The vertigo you may have felt at the top of this climb is the feeling of your mental model reorganizing itself. Before this chapter, "vector" named a thing — an arrow, a list. After it, "vector" names a role: anything that can be added and scaled lawfully is a vector, full stop. That reorganization is the threshold concept, and once it clicks, the rest of the book reads differently. When Chapter 6 builds span and independence, you will see them as facts about any vector space. When Chapter 22 decomposes a signal into sine waves, you will recognize it as arrow geometry in a function space. When Chapter 34 reaches Hilbert space, you will already know that a wavefunction is just a vector. The climb was steep; the view from the top is the whole subject at once.

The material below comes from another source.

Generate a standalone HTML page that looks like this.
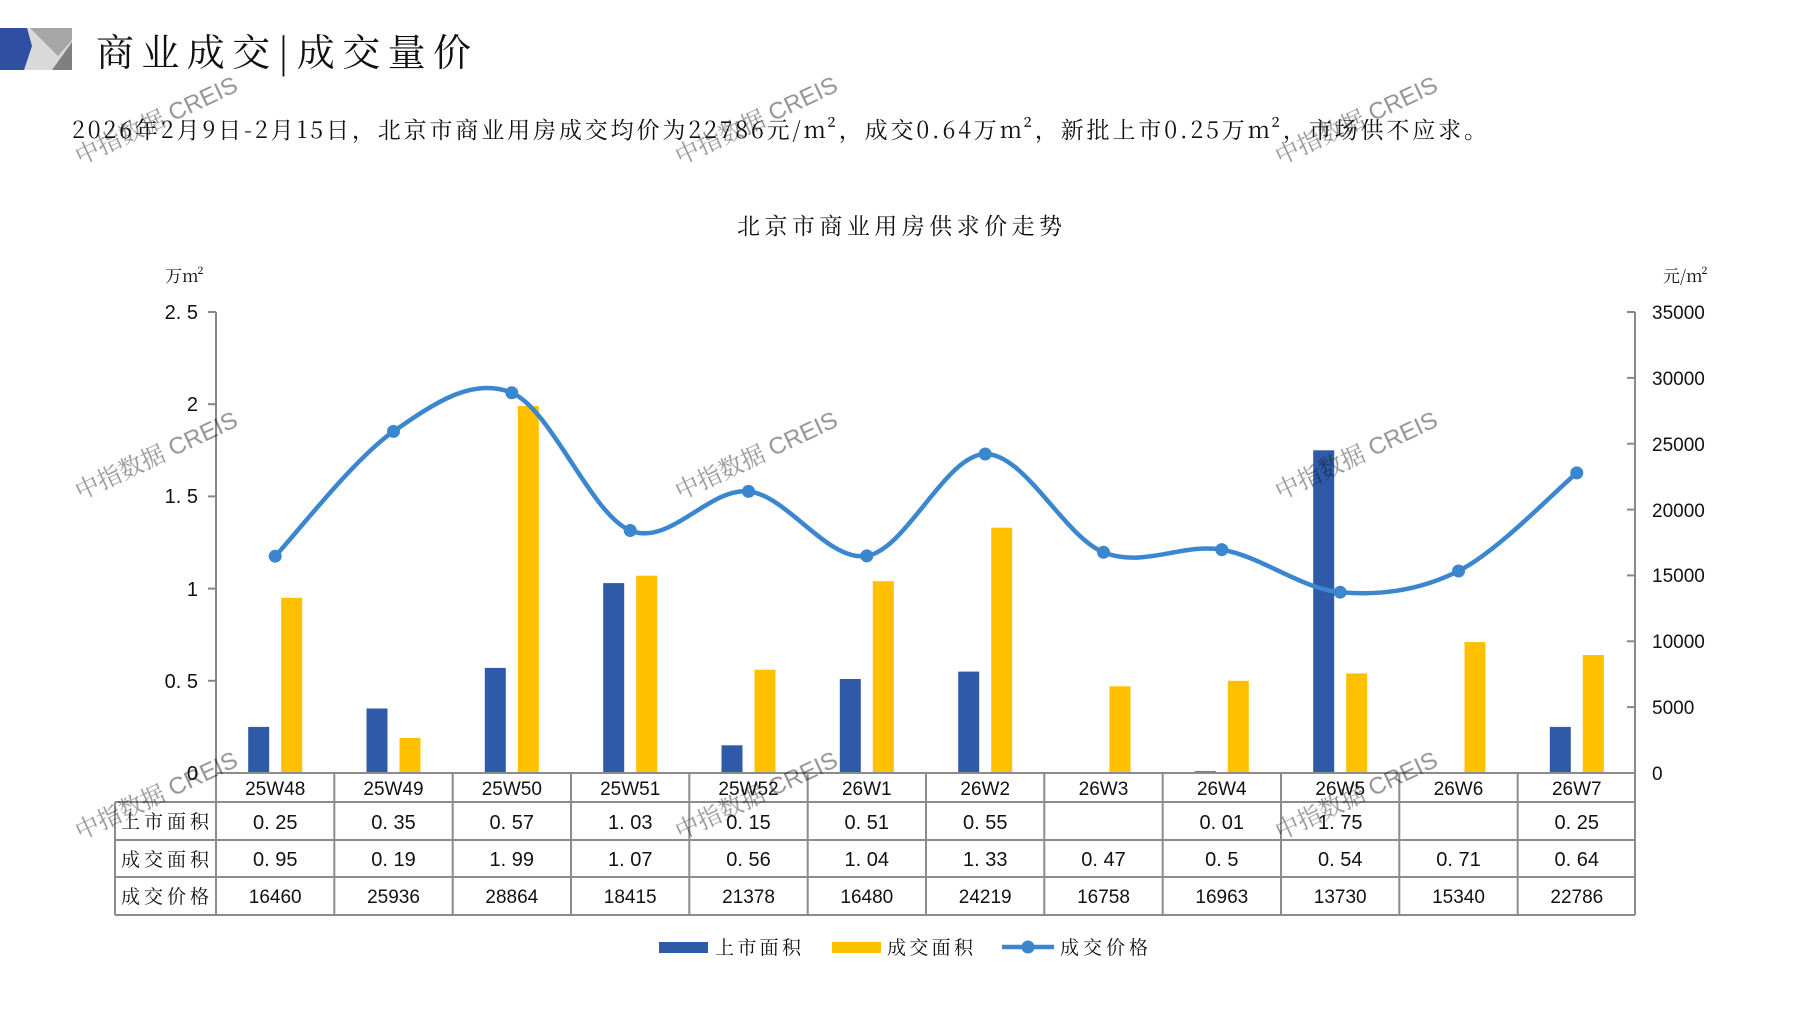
<!DOCTYPE html>
<html><head><meta charset="utf-8"><style>
html,body{margin:0;padding:0;background:#fff;}
svg{display:block;}
text{font-family:"Liberation Sans","Noto Serif CJK SC",serif;fill:#111;}
.cn{font-family:"Noto Serif CJK SC","Noto Sans CJK SC",serif;}
.wm{font-family:"Liberation Sans","Noto Sans CJK SC",sans-serif;fill:#c8c8c8;font-size:24px;opacity:.45;}
</style></head><body>
<svg width="1797" height="1010" viewBox="0 0 1797 1010" xmlns="http://www.w3.org/2000/svg">
<rect width="1797" height="1010" fill="#fff"/>
<!-- logo -->
<rect x="0" y="28" width="72" height="42" fill="#d9d9d9"/>
<polygon points="30,28 72,28 72,40 58,56" fill="#a6a6a6"/>
<polygon points="72,42 72,70 52,70" fill="#7f7f7f"/>
<polygon points="0,28 27,28 32,46 24,70 0,70" fill="#2f4fa3"/>
<!-- title -->
<text x="96" y="66" class="cn" font-size="38" textLength="375" lengthAdjust="spacing">商业成交|成交量价</text>
<text x="72" y="138" class="cn" font-size="23" textLength="1415" lengthAdjust="spacing">2026年2月9日-2月15日，北京市商业用房成交均价为22786元/m²，成交0.64万m²，新批上市0.25万m²，市场供不应求。</text>
<text x="737" y="234" class="cn" font-size="23" textLength="325" lengthAdjust="spacing">北京市商业用房供求价走势</text>
<!-- units -->
<text x="165" y="282" class="cn" font-size="17">万m²</text>
<text x="1663" y="282" class="cn" font-size="17">元/m²</text>
<!-- axes -->
<g stroke="#888" stroke-width="2" fill="none">
<line x1="216" y1="312" x2="216" y2="773"/>
<line x1="1635" y1="312" x2="1635" y2="773"/>
<line x1="208" y1="312" x2="216" y2="312"/><line x1="208" y1="404.2" x2="216" y2="404.2"/><line x1="208" y1="496.4" x2="216" y2="496.4"/><line x1="208" y1="588.6" x2="216" y2="588.6"/><line x1="208" y1="680.8" x2="216" y2="680.8"/>
<line x1="1627" y1="312" x2="1635" y2="312"/><line x1="1627" y1="377.9" x2="1635" y2="377.9"/><line x1="1627" y1="443.7" x2="1635" y2="443.7"/><line x1="1627" y1="509.6" x2="1635" y2="509.6"/><line x1="1627" y1="575.4" x2="1635" y2="575.4"/><line x1="1627" y1="641.3" x2="1635" y2="641.3"/><line x1="1627" y1="707.1" x2="1635" y2="707.1"/>
</g>
<g font-size="20" text-anchor="end">
<text x="198" y="319">2. 5</text><text x="198" y="411">2</text><text x="198" y="503">1. 5</text><text x="198" y="596">1</text><text x="198" y="688">0. 5</text><text x="198" y="780">0</text>
</g>
<g font-size="19">
<text x="1652" y="319">35000</text><text x="1652" y="385">30000</text><text x="1652" y="451">25000</text><text x="1652" y="517">20000</text><text x="1652" y="582">15000</text><text x="1652" y="648">10000</text><text x="1652" y="714">5000</text><text x="1652" y="780">0</text>
</g>
<!-- bars -->
<g fill="#2e5aa7">
<rect x="248.2" y="726.9" width="21" height="46.1"/>
<rect x="366.5" y="708.5" width="21" height="64.5"/>
<rect x="484.8" y="667.9" width="21" height="105.1"/>
<rect x="603.2" y="583.1" width="21" height="189.9"/>
<rect x="721.5" y="745.3" width="21" height="27.7"/>
<rect x="839.8" y="679" width="21" height="94"/>
<rect x="958.2" y="671.6" width="21" height="101.4"/>
<rect x="1194.8" y="771.2" width="21" height="1.8"/>
<rect x="1313.2" y="450.3" width="21" height="322.7"/>
<rect x="1549.8" y="726.9" width="21" height="46.1"/>
</g>
<g fill="#ffc000">
<rect x="281.2" y="597.8" width="21" height="175.2"/>
<rect x="399.5" y="738" width="21" height="35"/>
<rect x="517.8" y="406" width="21" height="367"/>
<rect x="636.2" y="575.7" width="21" height="197.3"/>
<rect x="754.5" y="669.7" width="21" height="103.3"/>
<rect x="872.8" y="581.2" width="21" height="191.8"/>
<rect x="991.2" y="527.7" width="21" height="245.3"/>
<rect x="1109.5" y="686.3" width="21" height="86.7"/>
<rect x="1227.8" y="680.8" width="21" height="92.2"/>
<rect x="1346.2" y="673.4" width="21" height="99.6"/>
<rect x="1464.5" y="642.1" width="21" height="130.9"/>
<rect x="1582.8" y="655" width="21" height="118"/>
</g>
<!-- line -->
<path d="M275.2,556.2 C294.9,535.4 354.1,458.6 393.5,431.4 C432.9,404.2 472.4,376.3 511.8,392.8 C551.2,409.3 590.8,514.1 630.2,530.5 C669.6,546.9 709.1,487.2 748.5,491.4 C787.9,495.6 827.4,562.1 866.8,555.9 C906.2,549.7 945.8,454.6 985.2,454 C1024.6,453.4 1064.1,536.4 1103.5,552.3 C1142.9,568.2 1182.4,542.95 1221.8,549.6 C1261.2,556.25 1300.8,588.6 1340.2,592.2 C1379.6,595.8 1418.9,590.9 1458.5,571 C1498.1,551.1 1557.1,489.25 1576.8,472.9" fill="none" stroke="#3a86cf" stroke-width="4.5"/>
<g fill="#3a86cf">
<circle cx="275.2" cy="556.2" r="6.5"/><circle cx="393.5" cy="431.4" r="6.5"/><circle cx="511.8" cy="392.8" r="6.5"/><circle cx="630.2" cy="530.5" r="6.5"/><circle cx="748.5" cy="491.4" r="6.5"/><circle cx="866.8" cy="555.9" r="6.5"/><circle cx="985.2" cy="454" r="6.5"/><circle cx="1103.5" cy="552.3" r="6.5"/><circle cx="1221.8" cy="549.6" r="6.5"/><circle cx="1340.2" cy="592.2" r="6.5"/><circle cx="1458.5" cy="571" r="6.5"/><circle cx="1576.8" cy="472.9" r="6.5"/>
</g>
<!-- table -->
<g stroke="#8c8c8c" stroke-width="2" fill="none">
<line x1="216" y1="773" x2="1635" y2="773"/>
<line x1="115" y1="802" x2="1635" y2="802"/>
<line x1="115" y1="840" x2="1635" y2="840"/>
<line x1="115" y1="877" x2="1635" y2="877"/>
<line x1="115" y1="915" x2="1635" y2="915"/>
<line x1="115" y1="802" x2="115" y2="915"/>
<line x1="216" y1="773" x2="216" y2="915"/>
<line x1="334.3" y1="773" x2="334.3" y2="915"/><line x1="452.7" y1="773" x2="452.7" y2="915"/><line x1="571" y1="773" x2="571" y2="915"/><line x1="689.3" y1="773" x2="689.3" y2="915"/><line x1="807.7" y1="773" x2="807.7" y2="915"/><line x1="926" y1="773" x2="926" y2="915"/><line x1="1044.3" y1="773" x2="1044.3" y2="915"/><line x1="1162.7" y1="773" x2="1162.7" y2="915"/><line x1="1281" y1="773" x2="1281" y2="915"/><line x1="1399.3" y1="773" x2="1399.3" y2="915"/><line x1="1517.7" y1="773" x2="1517.7" y2="915"/>
<line x1="1635" y1="773" x2="1635" y2="915"/>
</g>
<g font-size="19" class="cn">
<text x="121" y="828" textLength="88" lengthAdjust="spacing">上市面积</text>
<text x="121" y="866" textLength="88" lengthAdjust="spacing">成交面积</text>
<text x="121" y="903" textLength="88" lengthAdjust="spacing">成交价格</text>
</g>
<g font-size="19" text-anchor="middle">
<text x="275.2" y="795">25W48</text><text x="393.5" y="795">25W49</text><text x="511.8" y="795">25W50</text><text x="630.2" y="795">25W51</text><text x="748.5" y="795">25W52</text><text x="866.8" y="795">26W1</text><text x="985.2" y="795">26W2</text><text x="1103.5" y="795">26W3</text><text x="1221.8" y="795">26W4</text><text x="1340.2" y="795">26W5</text><text x="1458.5" y="795">26W6</text><text x="1576.8" y="795">26W7</text>
</g>
<g font-size="20" text-anchor="middle">
<text x="275.2" y="829">0. 25</text><text x="393.5" y="829">0. 35</text><text x="511.8" y="829">0. 57</text><text x="630.2" y="829">1. 03</text><text x="748.5" y="829">0. 15</text><text x="866.8" y="829">0. 51</text><text x="985.2" y="829">0. 55</text><text x="1221.8" y="829">0. 01</text><text x="1340.2" y="829">1. 75</text><text x="1576.8" y="829">0. 25</text>
<text x="275.2" y="866">0. 95</text><text x="393.5" y="866">0. 19</text><text x="511.8" y="866">1. 99</text><text x="630.2" y="866">1. 07</text><text x="748.5" y="866">0. 56</text><text x="866.8" y="866">1. 04</text><text x="985.2" y="866">1. 33</text><text x="1103.5" y="866">0. 47</text><text x="1221.8" y="866">0. 5</text><text x="1340.2" y="866">0. 54</text><text x="1458.5" y="866">0. 71</text><text x="1576.8" y="866">0. 64</text>
</g>
<g font-size="19" text-anchor="middle">
<text x="275.2" y="903">16460</text><text x="393.5" y="903">25936</text><text x="511.8" y="903">28864</text><text x="630.2" y="903">18415</text><text x="748.5" y="903">21378</text><text x="866.8" y="903">16480</text><text x="985.2" y="903">24219</text><text x="1103.5" y="903">16758</text><text x="1221.8" y="903">16963</text><text x="1340.2" y="903">13730</text><text x="1458.5" y="903">15340</text><text x="1576.8" y="903">22786</text>
</g>
<!-- legend -->
<rect x="659" y="942" width="49" height="11" fill="#2e5aa7"/>
<text x="715" y="954" class="cn" font-size="19" textLength="86" lengthAdjust="spacing">上市面积</text>
<rect x="832" y="942" width="49" height="11" fill="#ffc000"/>
<text x="887" y="954" class="cn" font-size="19" textLength="86" lengthAdjust="spacing">成交面积</text>
<line x1="1002" y1="947" x2="1054" y2="947" stroke="#3a86cf" stroke-width="4.5"/>
<circle cx="1028" cy="947" r="6.5" fill="#3a86cf"/>
<text x="1060" y="954" class="cn" font-size="19" textLength="88" lengthAdjust="spacing">成交价格</text>
<!-- watermarks -->
<g class="wm">
<text transform="translate(80,165) rotate(-25)">中指数据 CREIS</text>
<text transform="translate(680,165) rotate(-25)">中指数据 CREIS</text>
<text transform="translate(1280,165) rotate(-25)">中指数据 CREIS</text>
<text transform="translate(80,500) rotate(-25)">中指数据 CREIS</text>
<text transform="translate(680,500) rotate(-25)">中指数据 CREIS</text>
<text transform="translate(1280,500) rotate(-25)">中指数据 CREIS</text>
<text transform="translate(80,840) rotate(-25)">中指数据 CREIS</text>
<text transform="translate(680,840) rotate(-25)">中指数据 CREIS</text>
<text transform="translate(1280,840) rotate(-25)">中指数据 CREIS</text>
</g>
</svg>
</body></html>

In the next chapter we bring the abstraction firmly back to earth. Subspaces, span, and linear independence ask the concrete questions that a vector space immediately provokes: which "flat slabs through the origin" live inside a space (we previewed this in Section 5.7), what set of vectors can you reach by combining a given few (span), and when is one of those few redundant (independence)? Those three ideas converge on the single most important concept in linear algebra — a basis, the minimal set of building-block vectors from which the entire space is generated — and the basis is what finally tells us how many numbers it takes to describe a space, abstract or not.